Strategy, alas, does not necessarily follow structure. One need only look at the life insurance field to see how its sensible mutual structure, finally, came to fail. With their heavy emphasis on sales and their apparent lack of concern about costs, nearly all of the giant mutual life insurance companies relinquished the strategy of service to policyholders long before they abandoned their original Alpha structure, and this dominant industry of a half-century ago has lost much of its earlier appeal to American families.
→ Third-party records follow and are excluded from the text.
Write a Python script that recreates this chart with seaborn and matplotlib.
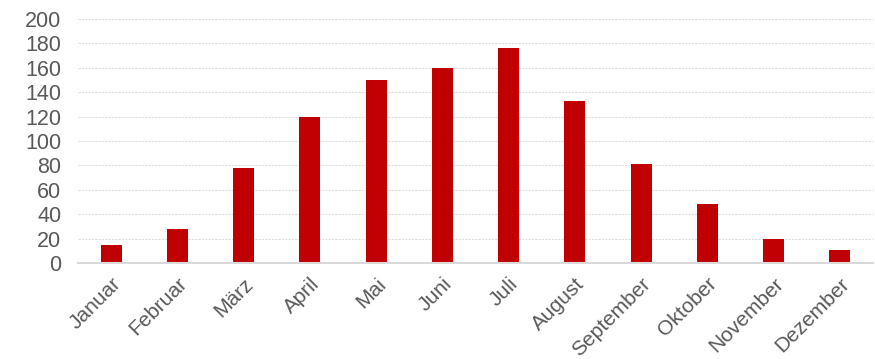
import matplotlib
matplotlib.use("Agg")
import matplotlib.pyplot as plt
import seaborn as sns
import pandas as pd

months = ["Januar", "Februar", "März", "April", "Mai", "Juni", "Juli",
          "August", "September", "Oktober", "November", "Dezember"]
values = [15, 28, 78, 120, 150, 160, 176, 133, 81, 48, 20, 11]
y_ticks = [0, 20, 40, 60, 80, 100, 120, 140, 160, 180, 200]

sns.set_theme(style="white")
plt.rcParams['font.family'] = ['Liberation Sans', 'DejaVu Sans']

df = pd.DataFrame({"Monat": months, "Wert": values})

fig = plt.figure(figsize=(8.75, 3.59), dpi=100)
ax = fig.add_axes([78/875, 1 - 263/359, (873-78)/875, (263-19)/359])

sns.barplot(data=df, x="Monat", y="Wert", color="#C00000", width=0.32,
            saturation=1, ax=ax, edgecolor="none")

ax.set_ylim(0, 200)
ax.set_xlim(-0.5, len(months) - 0.5)
ax.set_yticks(y_ticks)
ax.set_xlabel("")
ax.set_ylabel("")
ax.yaxis.grid(True, color="#dedede", linestyle=(0, (2, 1)), linewidth=0.8)
ax.set_axisbelow(True)
for s in ["top", "right", "left"]:
    ax.spines[s].set_visible(False)
ax.spines["bottom"].set_color("#d9d9d9")
ax.spines["bottom"].set_linewidth(1.5)
ax.tick_params(axis="y", length=0, pad=12, labelsize=15.5, labelcolor="#595959")
ax.tick_params(axis="x", length=0, pad=8, labelsize=15, labelcolor="#595959")
plt.setp(ax.get_xticklabels(), rotation=45, ha="right", rotation_mode="anchor")

fig.savefig("out.png", dpi=100)
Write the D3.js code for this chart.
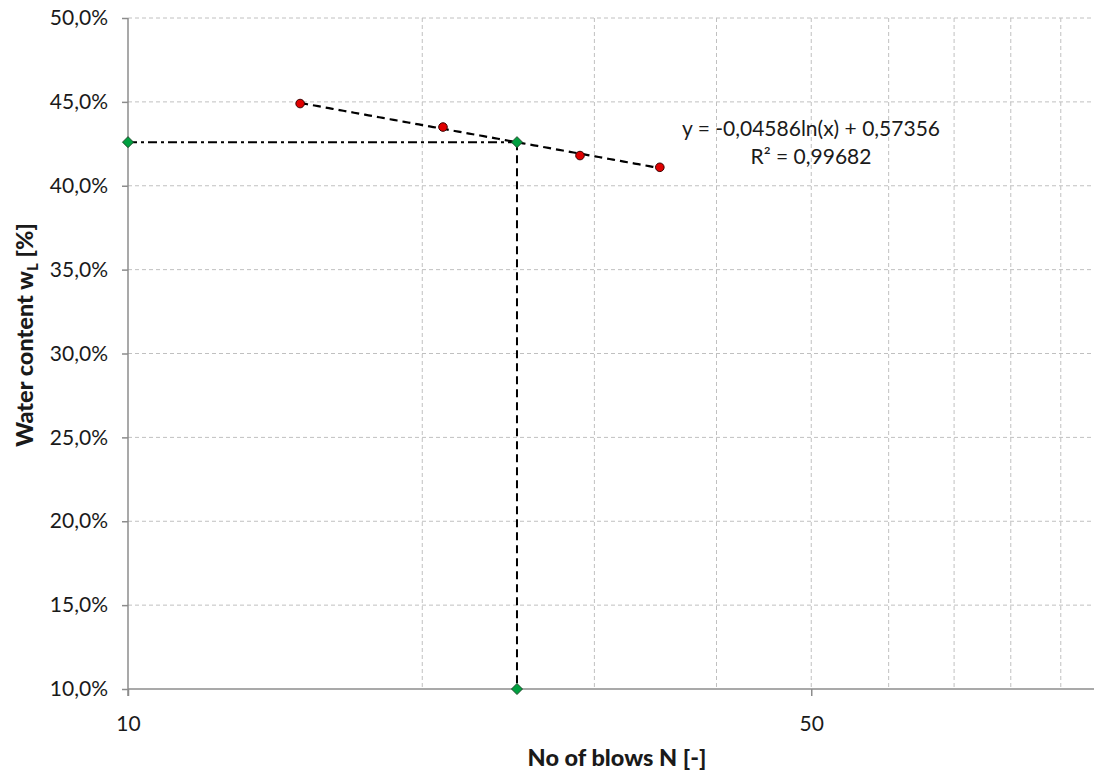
<!DOCTYPE html>
<html><head><meta charset="utf-8">
<script src="https://cdn.jsdelivr.net/npm/d3@7"></script>
<style>html,body{margin:0;padding:0;background:#fff;overflow:hidden}svg{display:block}</style>
</head><body>
<svg id="chart" width="1094" height="772"></svg>
<script>
// ---- data ----
const blows = [15, 21, 29, 35];
const waterContent = [0.449, 0.435, 0.418, 0.411];
const liquidLimitX = [10, 25, 25];
const liquidLimitY = [0.426, 0.426, 0.10];
const trendCoef = [-0.04586, 0.57356]; // y = a ln(x) + b
const trendRange = [15, 35];
const yTicks = [0.10, 0.15, 0.20, 0.25, 0.30, 0.35, 0.40, 0.45, 0.50];
const xMajorTicks = [10, 50];
const xGridTicks = [20, 30, 40, 50, 60, 70, 80, 90];
const eqText = "y = -0,04586ln(x) + 0,57356";
const r2Text = "R² = 0,99682";

(function () {
const svg = d3.select("#chart");
const mL = 128, mR = 1105.5, mT = 18, mB = 689;
const x = d3.scaleLog().domain([10, 100]).range([mL, mR]);
const y = d3.scaleLinear().domain([0.10, 0.50]).range([mB, mT]);
const loc = d3.formatLocale({decimal: ",", thousands: ".", grouping: [3], currency: ["", "€"], percent: "%"});
const pct = loc.format(".1%");
const font = "Lato, 'Open Sans', sans-serif";
const grid = "#c0c0c0", axisC = "#8c8c8c";

// grid
svg.append("g").selectAll("line").data(yTicks.filter(d => d > 0.10)).join("line")
  .attr("x1", mL).attr("x2", 1094).attr("y1", d => y(d)).attr("y2", d => y(d))
  .attr("stroke", grid).attr("stroke-width", 1).attr("stroke-dasharray", "4,3");
svg.append("g").selectAll("line").data(xGridTicks).join("line")
  .attr("x1", d => x(d)).attr("x2", d => x(d)).attr("y1", mT).attr("y2", mB)
  .attr("stroke", grid).attr("stroke-width", 1).attr("stroke-dasharray", "4,3");

// axes
const yAxis = svg.append("g").attr("transform", `translate(${mL},0)`)
  .call(d3.axisLeft(y).tickValues(yTicks).tickFormat(pct).tickSize(6).tickPadding(14));
const xAxis = svg.append("g").attr("transform", `translate(0,${mB})`)
  .call(d3.axisBottom(x).tickValues(xMajorTicks).tickFormat(d3.format("d")).tickSize(7).tickPadding(20));
[yAxis, xAxis].forEach(g => {
  g.select(".domain").attr("stroke", axisC).attr("stroke-width", 1.5);
  g.selectAll(".tick line").attr("stroke", axisC).attr("stroke-width", 1.5);
  g.selectAll(".tick text").attr("font-family", font).attr("font-size", 21).attr("fill", "#1a1a1a");
});
xAxis.select(".domain").attr("d", `M${mL},0H1094`);
yAxis.select(".domain").attr("d", `M0,${mT}V${mB + 7}`);

// axis titles
svg.append("text").attr("x", 617).attr("y", 766).attr("text-anchor", "middle")
  .attr("font-family", font).attr("font-weight", 900).attr("font-size", 23.5).attr("fill", "#1a1a1a")
  .text("No of blows N [-]");
const yt = svg.append("text").attr("transform", "translate(33,335) rotate(-90)").attr("text-anchor", "middle")
  .attr("font-family", font).attr("font-weight", 900).attr("font-size", 23.5).attr("fill", "#1a1a1a");
yt.append("tspan").text("Water content w");
yt.append("tspan").attr("font-size", 15).attr("dy", 5).text("L");
yt.append("tspan").attr("dy", -5).text(" [%]");

// trend line
const trendPts = d3.range(0, 101).map(i => {
  const xv = Math.exp(Math.log(trendRange[0]) + (Math.log(trendRange[1]) - Math.log(trendRange[0])) * i / 100);
  return [xv, trendCoef[0] * Math.log(xv) + trendCoef[1]];
});
const line = d3.line().x(d => x(d[0])).y(d => y(d[1]));
svg.append("path").attr("d", line(trendPts)).attr("fill", "none")
  .attr("stroke", "#000").attr("stroke-width", 2.2).attr("stroke-dasharray", "8,5");

// liquid limit construction lines
const ll = liquidLimitX.map((d, i) => [d, liquidLimitY[i]]);
svg.append("path").attr("d", line(ll.slice(0, 2))).attr("fill", "none")
  .attr("stroke", "#000").attr("stroke-width", 2).attr("stroke-dasharray", "9,4,3,4");
svg.append("path").attr("d", line(ll.slice(1, 3))).attr("fill", "none")
  .attr("stroke", "#000").attr("stroke-width", 2).attr("stroke-dasharray", "8,5");

// data points
svg.append("g").selectAll("circle").data(blows.map((d, i) => [d, waterContent[i]])).join("circle")
  .attr("cx", d => x(d[0])).attr("cy", d => y(d[1])).attr("r", 4.3)
  .attr("fill", "#e00000").attr("stroke", "#3a0000").attr("stroke-width", 1);
svg.append("g").selectAll("path").data(ll).join("path")
  .attr("transform", d => `translate(${x(d[0])},${y(d[1])})`)
  .attr("d", "M0,-5.5L5.5,0L0,5.5L-5.5,0Z")
  .attr("fill", "#00a040").attr("stroke", "#1d4d2a").attr("stroke-width", 1);

// equation label
svg.append("text").attr("x", 811).attr("y", 136).attr("text-anchor", "middle")
  .attr("font-family", font).attr("font-size", 21).attr("fill", "#1a1a1a").text(eqText);
svg.append("text").attr("x", 811).attr("y", 164).attr("text-anchor", "middle")
  .attr("font-family", font).attr("font-size", 21).attr("fill", "#1a1a1a").text(r2Text);
})();
</script>
</body></html>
But it will take even more than structure and strategy to get today’s Omega mutual fund industry back to its Alpha origins. We need the spirit of mutuality—a spirit of trusteeship, a spirit of fiduciary duty, an all-encompassing spirit of stewardship—a spirit of service to the 90 million shareholders who have entrusted the mutual fund industry with their hard-earned dollars. As the recent scandals show, we need regulation to curb our avarice. As our record since the publication of the SEC’s 1966 report has made clear, we need legislation to improve our governance structure, a major step toward the ideal Alpha structure whose development I have described in this essay. But no regulation, no legislation, can mandate a spirit of trusting and being trusted. Trust must come from within the character of the organization—whether Omega or Alpha—and those firms that evince the spirit of trust will ultimately dominate the mutual fund field. Our industry’s future depends on the simple recognition that the management of Other People’s Money is a loyal duty and solemn trust.